Robinson v. Hodge

117 Mass. 222 | Mass. | 1875

Wells, J.

It was held in Dawes v. Shed, 15 Mass. 6, that sureties upon the bond of an administrator could not be held liable to a creditor of the estate for the amount of a judgment • obtained by him in a suit commenced after the claim was barred by the statute limiting actions against executors and administrators, to which the administrator neglected to plead the statute. We are not aware that that decision has been limited or qualified in any way since. It is referred to with approval in Heard v. Lodge, 20 Pick. 53, 58, by Mr. Justice Dewey, stating more fully and precisely the rule and the reason for it. Of this statute bar he says : “Its effect is therefore controlling and decisive, and to this extent the sureties may object to the effect of a judgment against their principal, when sued on their bond to the judge of probate.”

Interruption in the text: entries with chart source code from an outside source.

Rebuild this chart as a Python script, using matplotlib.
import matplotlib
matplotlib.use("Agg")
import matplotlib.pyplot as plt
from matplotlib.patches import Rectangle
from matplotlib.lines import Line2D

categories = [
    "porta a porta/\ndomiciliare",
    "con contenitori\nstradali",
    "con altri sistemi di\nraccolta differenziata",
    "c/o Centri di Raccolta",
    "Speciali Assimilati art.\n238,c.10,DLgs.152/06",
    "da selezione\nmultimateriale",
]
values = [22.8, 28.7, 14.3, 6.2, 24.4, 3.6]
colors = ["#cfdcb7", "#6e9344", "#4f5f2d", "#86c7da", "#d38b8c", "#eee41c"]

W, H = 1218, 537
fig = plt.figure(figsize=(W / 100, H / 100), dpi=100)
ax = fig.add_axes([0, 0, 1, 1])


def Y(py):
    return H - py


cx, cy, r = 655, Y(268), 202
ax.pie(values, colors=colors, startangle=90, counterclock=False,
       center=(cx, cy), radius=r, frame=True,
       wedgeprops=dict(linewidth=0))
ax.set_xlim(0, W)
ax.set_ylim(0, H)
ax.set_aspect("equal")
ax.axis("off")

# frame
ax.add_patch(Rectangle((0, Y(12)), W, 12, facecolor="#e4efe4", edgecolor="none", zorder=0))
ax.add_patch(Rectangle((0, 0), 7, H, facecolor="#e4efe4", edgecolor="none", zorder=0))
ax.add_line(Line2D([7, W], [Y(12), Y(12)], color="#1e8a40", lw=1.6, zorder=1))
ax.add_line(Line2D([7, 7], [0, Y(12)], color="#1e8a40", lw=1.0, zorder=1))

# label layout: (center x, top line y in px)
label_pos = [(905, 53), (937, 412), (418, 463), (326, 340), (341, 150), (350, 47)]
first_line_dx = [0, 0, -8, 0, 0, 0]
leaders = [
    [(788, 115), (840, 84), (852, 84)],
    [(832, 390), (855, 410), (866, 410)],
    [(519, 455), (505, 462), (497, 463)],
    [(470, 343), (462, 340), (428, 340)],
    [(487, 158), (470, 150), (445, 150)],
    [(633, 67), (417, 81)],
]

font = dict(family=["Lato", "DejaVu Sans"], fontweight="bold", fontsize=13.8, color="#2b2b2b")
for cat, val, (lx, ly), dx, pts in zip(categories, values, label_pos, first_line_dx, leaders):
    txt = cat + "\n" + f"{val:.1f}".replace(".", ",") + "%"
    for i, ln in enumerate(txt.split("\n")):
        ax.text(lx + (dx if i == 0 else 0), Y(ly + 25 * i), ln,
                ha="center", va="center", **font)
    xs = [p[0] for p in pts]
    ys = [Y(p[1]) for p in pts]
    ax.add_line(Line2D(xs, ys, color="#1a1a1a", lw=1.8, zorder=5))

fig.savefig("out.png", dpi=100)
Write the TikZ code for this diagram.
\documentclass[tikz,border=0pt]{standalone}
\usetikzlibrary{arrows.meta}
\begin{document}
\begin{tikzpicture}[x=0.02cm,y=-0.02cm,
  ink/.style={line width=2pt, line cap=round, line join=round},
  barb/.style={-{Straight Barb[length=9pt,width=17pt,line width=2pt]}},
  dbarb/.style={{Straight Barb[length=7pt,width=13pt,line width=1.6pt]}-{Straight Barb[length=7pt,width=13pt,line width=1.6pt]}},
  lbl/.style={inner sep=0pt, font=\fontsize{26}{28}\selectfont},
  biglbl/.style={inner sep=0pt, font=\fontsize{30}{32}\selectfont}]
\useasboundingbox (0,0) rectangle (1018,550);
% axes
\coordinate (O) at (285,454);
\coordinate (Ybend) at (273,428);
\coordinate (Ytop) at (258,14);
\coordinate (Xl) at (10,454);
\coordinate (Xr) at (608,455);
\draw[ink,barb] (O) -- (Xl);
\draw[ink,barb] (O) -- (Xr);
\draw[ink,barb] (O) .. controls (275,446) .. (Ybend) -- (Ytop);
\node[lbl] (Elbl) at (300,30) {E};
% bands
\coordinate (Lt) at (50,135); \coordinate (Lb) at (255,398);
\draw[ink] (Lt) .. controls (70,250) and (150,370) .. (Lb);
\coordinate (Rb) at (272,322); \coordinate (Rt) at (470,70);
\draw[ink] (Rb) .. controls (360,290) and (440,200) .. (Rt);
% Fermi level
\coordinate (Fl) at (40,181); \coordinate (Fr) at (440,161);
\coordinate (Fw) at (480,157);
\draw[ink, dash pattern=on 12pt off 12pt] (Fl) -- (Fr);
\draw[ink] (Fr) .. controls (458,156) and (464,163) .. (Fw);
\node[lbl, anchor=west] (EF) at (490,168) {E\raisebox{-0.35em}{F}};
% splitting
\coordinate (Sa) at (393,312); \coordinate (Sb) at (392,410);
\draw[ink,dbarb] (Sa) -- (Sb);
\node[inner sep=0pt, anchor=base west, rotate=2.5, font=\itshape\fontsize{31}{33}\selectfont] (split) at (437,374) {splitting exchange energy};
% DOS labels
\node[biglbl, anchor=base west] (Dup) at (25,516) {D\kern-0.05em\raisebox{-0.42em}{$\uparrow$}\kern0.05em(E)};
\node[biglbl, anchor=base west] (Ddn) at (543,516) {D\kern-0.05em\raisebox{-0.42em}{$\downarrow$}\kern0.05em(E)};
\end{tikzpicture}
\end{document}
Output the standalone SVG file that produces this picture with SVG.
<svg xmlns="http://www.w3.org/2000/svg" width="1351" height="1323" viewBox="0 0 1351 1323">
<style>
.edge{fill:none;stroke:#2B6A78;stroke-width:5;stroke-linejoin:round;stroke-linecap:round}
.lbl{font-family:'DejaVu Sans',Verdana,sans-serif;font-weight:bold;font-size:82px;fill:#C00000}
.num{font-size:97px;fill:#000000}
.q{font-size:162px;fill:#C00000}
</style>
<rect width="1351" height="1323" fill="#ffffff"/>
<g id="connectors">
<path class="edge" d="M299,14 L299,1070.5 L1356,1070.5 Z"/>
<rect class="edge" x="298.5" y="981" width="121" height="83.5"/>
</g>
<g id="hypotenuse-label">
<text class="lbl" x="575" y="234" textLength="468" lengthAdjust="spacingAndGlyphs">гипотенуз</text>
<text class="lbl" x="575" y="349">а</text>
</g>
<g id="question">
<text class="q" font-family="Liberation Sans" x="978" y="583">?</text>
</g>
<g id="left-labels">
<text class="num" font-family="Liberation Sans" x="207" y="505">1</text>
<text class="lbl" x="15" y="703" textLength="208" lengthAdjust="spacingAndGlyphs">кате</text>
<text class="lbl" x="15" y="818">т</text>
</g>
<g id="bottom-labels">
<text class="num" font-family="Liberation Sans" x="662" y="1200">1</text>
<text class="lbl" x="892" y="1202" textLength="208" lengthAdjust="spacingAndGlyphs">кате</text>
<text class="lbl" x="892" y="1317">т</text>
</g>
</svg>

The fact that the administratrix did plead' the statute in this case does not distinguish it from Dawes v. Shed, because that issue was never tried. Suffering a default afterwards was an abandonment of the plea. The judgment of the court on default does not involve any consideration of the defence set up by the plea.

The suggestion that the administratrix may have submitted to judgment by reason of inability at that time to sustain the defence will not avail, especially as there is nothing in the case to indicate any foundation for it.

The money received from the patent rights, whether as royalties or as proceeds of sales of rights, was not “new assets.” We infer from the report, and it was so assumed by the argument on both sides, that this money arose from sales or contracts made by the administratrix, or, at least, that it accrued after the decease of the intestate, and that it arose from the inventions mentioned in the inventory. It was the product of the property included ic *225the inventory ; and, in the same sense as are the income of stocks and the increase of live animals, it was embraced as a potentiality in the valuation of the patent for the invention. The new form which the property assumed or was converted into did not make it “ new assets ” in the sense of the statute. Sturtevant v. Sturtevant, 4 Allen, 122.

The fact that there were assets remaining in the hands of the administratrix does not affect the question of the right of the creditor to enforce his judgment against the sureties. If he could reach the goods and effects of the intestate in the hands of the administratrix, he might thus make the sureties liable to the distributees for the waste caused by the neglect of the administratrix ; because that would be a breach of the bond. But non-payment of a judgment so obtained is not maladministration which constitutes a breach of the bond.

Whether sureties of an administrator could go behind a judgment rendered against his defence upon the plea of the statute set up and attempted to be maintained in good faith, we need not now consider. The report shows that the defence might and ought to have been maintained successfully, and that the administratrix did not attempt it, but allowed judgment to go by default. Such a judgment may be binding upon the administratrix personally, and perhaps upon the personal assets remaining in her hands, if they can be reached by means of the execution. But it will not support supplementary proceedings for the appropriation of the real estate of the intestate, either by levy of the execution or by sale under license of the Probate Court; because it is not founded upon a valid subsisting debt for which the real estate is chargeable. Thayer v. Hollis, 3 Met. 369. Lamson v. Schutt, 4 Allen, 359.

It is equally competent for the sureties to show that the debt is not one for which they ought to be made responsible, by reason of the statute bar. Judgment for the defendants.